### What is needed
Transcribe all of the data exactly. Omit the pictures.

### Recorded information

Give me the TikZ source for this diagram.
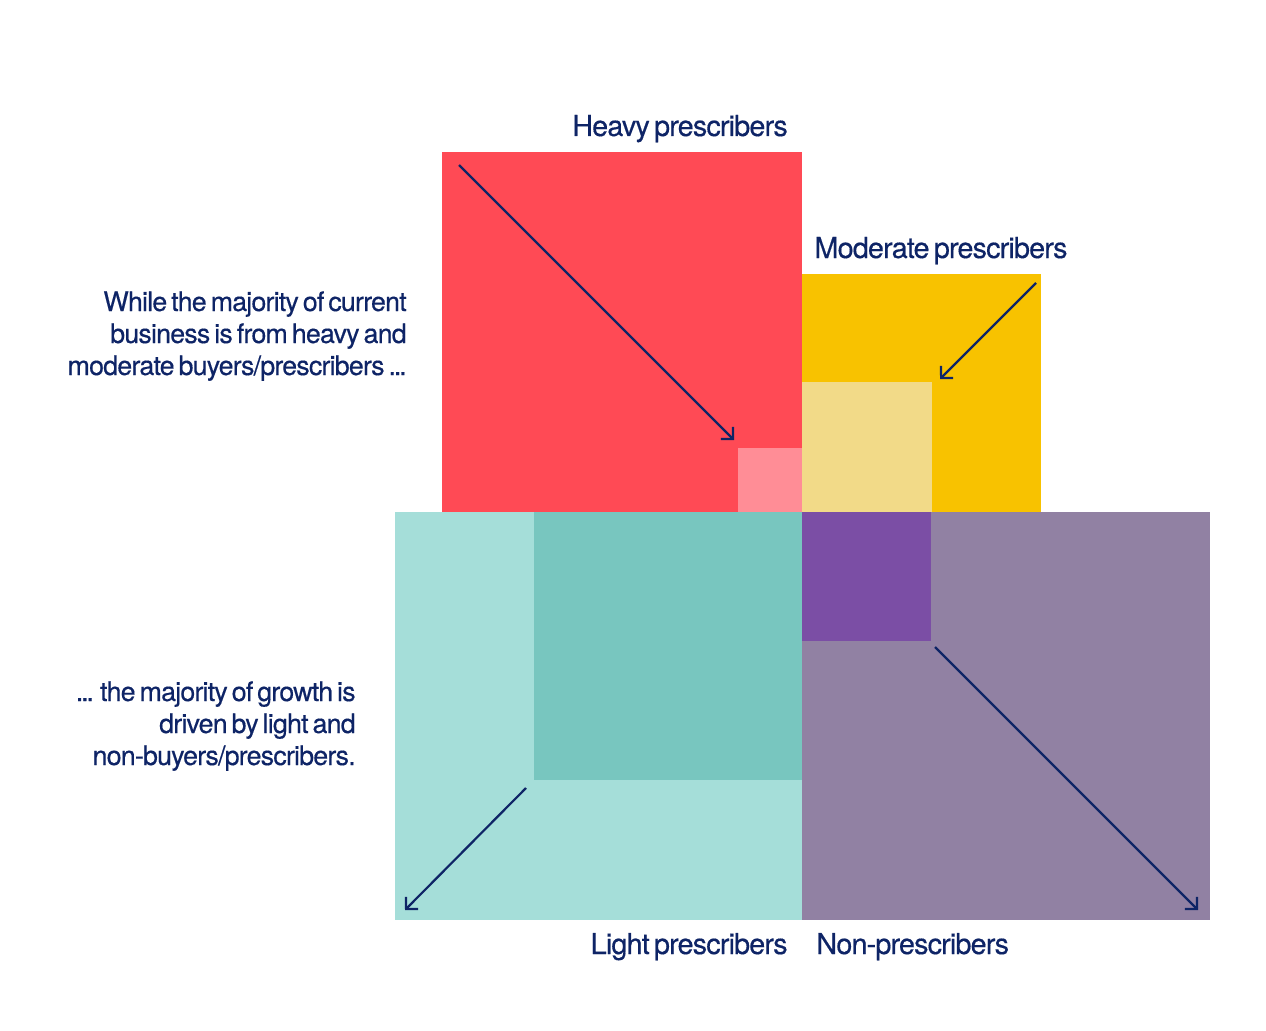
\documentclass[tikz,border=0pt]{standalone}
\usepackage{fontspec}
\setmainfont[LetterSpace=-3,WordSpace=0.6,FakeBold=0.4]{TeX Gyre Heros}
\usetikzlibrary{arrows.meta}
\definecolor{navy}{HTML}{0E2466}
\definecolor{cred}{HTML}{FF4A55}
\definecolor{cpink}{HTML}{FF8D96}
\definecolor{cyellow}{HTML}{F8C200}
\definecolor{clyellow}{HTML}{F2DA88}
\definecolor{clteal}{HTML}{A5DED9}
\definecolor{cteal}{HTML}{78C6BF}
\definecolor{cgrey}{HTML}{9181A3}
\definecolor{cpurple}{HTML}{7B4EA5}
\newcommand{\tightdots}{.\kern-0.08em.\kern-0.08em.}
\begin{document}
\begin{tikzpicture}[x=0.02cm,y=-0.02cm,
  lbl/.style={text=navy, inner sep=0pt, font=\fontsize{16.4}{18}\selectfont},
  side/.style={text=navy, inner sep=0pt, font=\fontsize{15.25}{18}\selectfont},
  arr/.style={draw=navy, line width=1.25pt, -{Straight Barb[length=4.8pt,width=9.7pt,line width=1.25pt]}}]
\useasboundingbox (0,0) rectangle (1266,1030);
% squares
\fill[cred] (442,152) rectangle (802,512);
\fill[cpink] (738,448) rectangle (802,512);
\fill[cyellow] (802,274) rectangle (1041,512);
\fill[clyellow] (802,382) rectangle (932,512);
\fill[clteal] (395,512) rectangle (802,920);
\fill[cteal] (534,512) rectangle (802,780);
\fill[cgrey] (802,512) rectangle (1210,920);
\fill[cpurple] (802,512) rectangle (931,641);
% arrow end points
\coordinate (h1) at (459,165);
\coordinate (h2) at (734,440);
\coordinate (m1) at (1036,283);
\coordinate (m2) at (940,379);
\coordinate (l1) at (526,788);
\coordinate (l2) at (405,910);
\coordinate (n1) at (935,647);
\coordinate (n2) at (1198,910);
\draw[arr] (h1) -- (h2);
\draw[arr] (m1) -- (m2);
\draw[arr] (l1) -- (l2);
\draw[arr] (n1) -- (n2);
% labels
\node[lbl, anchor=base] (heavy) at (680,136) {Heavy prescribers};
\node[lbl, anchor=base] (moderate) at (941,258) {Moderate prescribers};
\node[lbl, anchor=base east] (light) at (788,954) {Light prescribers};
\node[lbl, anchor=base west] (non) at (816,954) {Non-prescribers};
\node[side, anchor=base east] (t1) at (407,311) {While the majority of current};
\node[side, anchor=base east] (t2) at (407,343) {business is from heavy and};
\node[side, anchor=base east] (t3) at (407,375) {moderate buyers/prescribers \tightdots};
\node[side, anchor=base east] (b1) at (356,701) {\tightdots{} the majority of growth is};
\node[side, anchor=base east] (b2) at (356,733) {driven by light and};
\node[side, anchor=base east] (b3) at (356,765) {non-buyers/prescribers.};
\end{tikzpicture}
\end{document}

### Answer below
Give me the TikZ source for this diagram.
\documentclass[tikz,border=0pt]{standalone}
\usepackage{fontspec}
\setmainfont[LetterSpace=-3,WordSpace=0.6,FakeBold=0.4]{TeX Gyre Heros}
\usetikzlibrary{arrows.meta}
\definecolor{navy}{HTML}{0E2466}
\definecolor{cred}{HTML}{FF4A55}
\definecolor{cpink}{HTML}{FF8D96}
\definecolor{cyellow}{HTML}{F8C200}
\definecolor{clyellow}{HTML}{F2DA88}
\definecolor{clteal}{HTML}{A5DED9}
\definecolor{cteal}{HTML}{78C6BF}
\definecolor{cgrey}{HTML}{9181A3}
\definecolor{cpurple}{HTML}{7B4EA5}
\newcommand{\tightdots}{.\kern-0.08em.\kern-0.08em.}
\begin{document}
\begin{tikzpicture}[x=0.02cm,y=-0.02cm,
  lbl/.style={text=navy, inner sep=0pt, font=\fontsize{16.4}{18}\selectfont},
  side/.style={text=navy, inner sep=0pt, font=\fontsize{15.25}{18}\selectfont},
  arr/.style={draw=navy, line width=1.25pt, -{Straight Barb[length=4.8pt,width=9.7pt,line width=1.25pt]}}]
\useasboundingbox (0,0) rectangle (1266,1030);
% squares
\fill[cred] (442,152) rectangle (802,512);
\fill[cpink] (738,448) rectangle (802,512);
\fill[cyellow] (802,274) rectangle (1041,512);
\fill[clyellow] (802,382) rectangle (932,512);
\fill[clteal] (395,512) rectangle (802,920);
\fill[cteal] (534,512) rectangle (802,780);
\fill[cgrey] (802,512) rectangle (1210,920);
\fill[cpurple] (802,512) rectangle (931,641);
% arrow end points
\coordinate (h1) at (459,165);
\coordinate (h2) at (734,440);
\coordinate (m1) at (1036,283);
\coordinate (m2) at (940,379);
\coordinate (l1) at (526,788);
\coordinate (l2) at (405,910);
\coordinate (n1) at (935,647);
\coordinate (n2) at (1198,910);
\draw[arr] (h1) -- (h2);
\draw[arr] (m1) -- (m2);
\draw[arr] (l1) -- (l2);
\draw[arr] (n1) -- (n2);
% labels
\node[lbl, anchor=base] (heavy) at (680,136) {Heavy prescribers};
\node[lbl, anchor=base] (moderate) at (941,258) {Moderate prescribers};
\node[lbl, anchor=base east] (light) at (788,954) {Light prescribers};
\node[lbl, anchor=base west] (non) at (816,954) {Non-prescribers};
\node[side, anchor=base east] (t1) at (407,311) {While the majority of current};
\node[side, anchor=base east] (t2) at (407,343) {business is from heavy and};
\node[side, anchor=base east] (t3) at (407,375) {moderate buyers/prescribers \tightdots};
\node[side, anchor=base east] (b1) at (356,701) {\tightdots{} the majority of growth is};
\node[side, anchor=base east] (b2) at (356,733) {driven by light and};
\node[side, anchor=base east] (b3) at (356,765) {non-buyers/prescribers.};
\end{tikzpicture}
\end{document}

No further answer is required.